# THE TASK
Exactly as written, write out the lines below from the first to the one containing "import seaborn as sns", inclusive. Pictures do not belong in the copy.

# DATA LINES
════════════════════

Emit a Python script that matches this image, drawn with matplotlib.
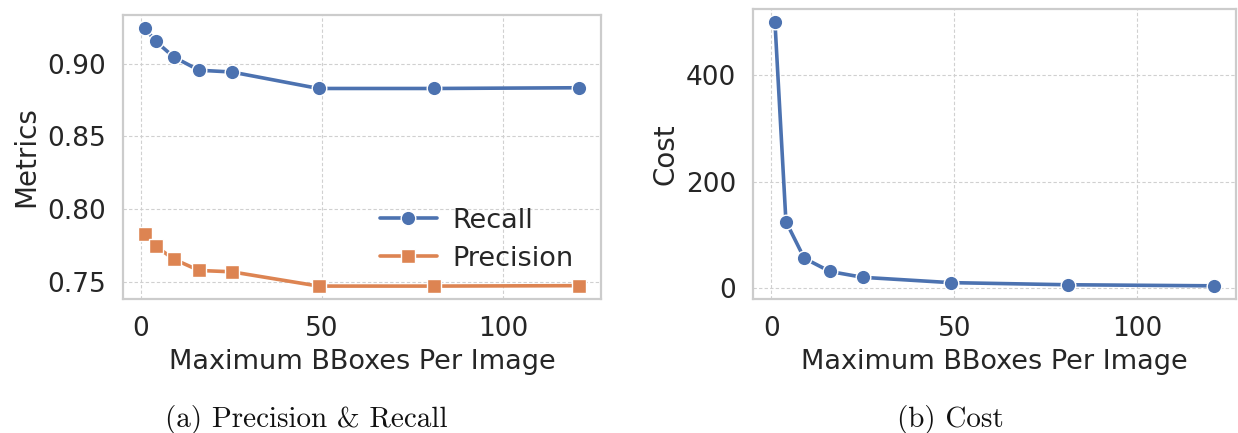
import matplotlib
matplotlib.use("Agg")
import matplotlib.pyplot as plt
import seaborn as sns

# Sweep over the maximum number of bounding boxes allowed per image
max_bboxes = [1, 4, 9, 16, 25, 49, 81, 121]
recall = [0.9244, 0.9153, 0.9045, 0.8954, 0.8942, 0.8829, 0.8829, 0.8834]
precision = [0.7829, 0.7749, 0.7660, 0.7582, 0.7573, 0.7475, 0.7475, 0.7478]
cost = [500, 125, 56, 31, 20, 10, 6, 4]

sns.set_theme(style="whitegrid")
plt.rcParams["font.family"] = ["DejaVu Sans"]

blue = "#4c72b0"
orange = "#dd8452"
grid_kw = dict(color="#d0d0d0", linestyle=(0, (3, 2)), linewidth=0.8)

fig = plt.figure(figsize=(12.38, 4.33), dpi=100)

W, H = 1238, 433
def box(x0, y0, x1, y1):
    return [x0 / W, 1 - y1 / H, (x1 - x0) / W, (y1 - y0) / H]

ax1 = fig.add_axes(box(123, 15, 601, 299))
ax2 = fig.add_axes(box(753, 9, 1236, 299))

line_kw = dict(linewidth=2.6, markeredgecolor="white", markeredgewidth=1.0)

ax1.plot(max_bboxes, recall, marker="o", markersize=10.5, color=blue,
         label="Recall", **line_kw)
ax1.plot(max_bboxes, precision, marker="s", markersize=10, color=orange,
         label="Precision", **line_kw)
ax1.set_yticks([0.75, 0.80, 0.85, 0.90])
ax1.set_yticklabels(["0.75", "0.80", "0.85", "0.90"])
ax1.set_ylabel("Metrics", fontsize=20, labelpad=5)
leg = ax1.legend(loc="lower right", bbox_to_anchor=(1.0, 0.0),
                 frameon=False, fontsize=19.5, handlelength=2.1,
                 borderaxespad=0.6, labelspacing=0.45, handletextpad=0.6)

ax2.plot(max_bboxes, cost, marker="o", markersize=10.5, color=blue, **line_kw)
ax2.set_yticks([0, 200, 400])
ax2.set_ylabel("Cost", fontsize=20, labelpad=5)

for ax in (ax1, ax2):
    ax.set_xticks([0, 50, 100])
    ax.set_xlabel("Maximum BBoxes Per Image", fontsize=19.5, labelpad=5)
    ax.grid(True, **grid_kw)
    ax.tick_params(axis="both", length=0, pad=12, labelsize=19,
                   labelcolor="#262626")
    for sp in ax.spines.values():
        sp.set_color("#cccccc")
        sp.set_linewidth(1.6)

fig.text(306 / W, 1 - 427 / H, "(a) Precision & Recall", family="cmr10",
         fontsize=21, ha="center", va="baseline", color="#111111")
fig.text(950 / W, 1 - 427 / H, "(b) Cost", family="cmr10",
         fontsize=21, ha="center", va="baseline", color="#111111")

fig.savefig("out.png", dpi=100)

════════════════════

# COMPLETED TASK
Emit a Python script that matches this image, drawn with matplotlib.
import matplotlib
matplotlib.use("Agg")
import matplotlib.pyplot as plt
import seaborn as sns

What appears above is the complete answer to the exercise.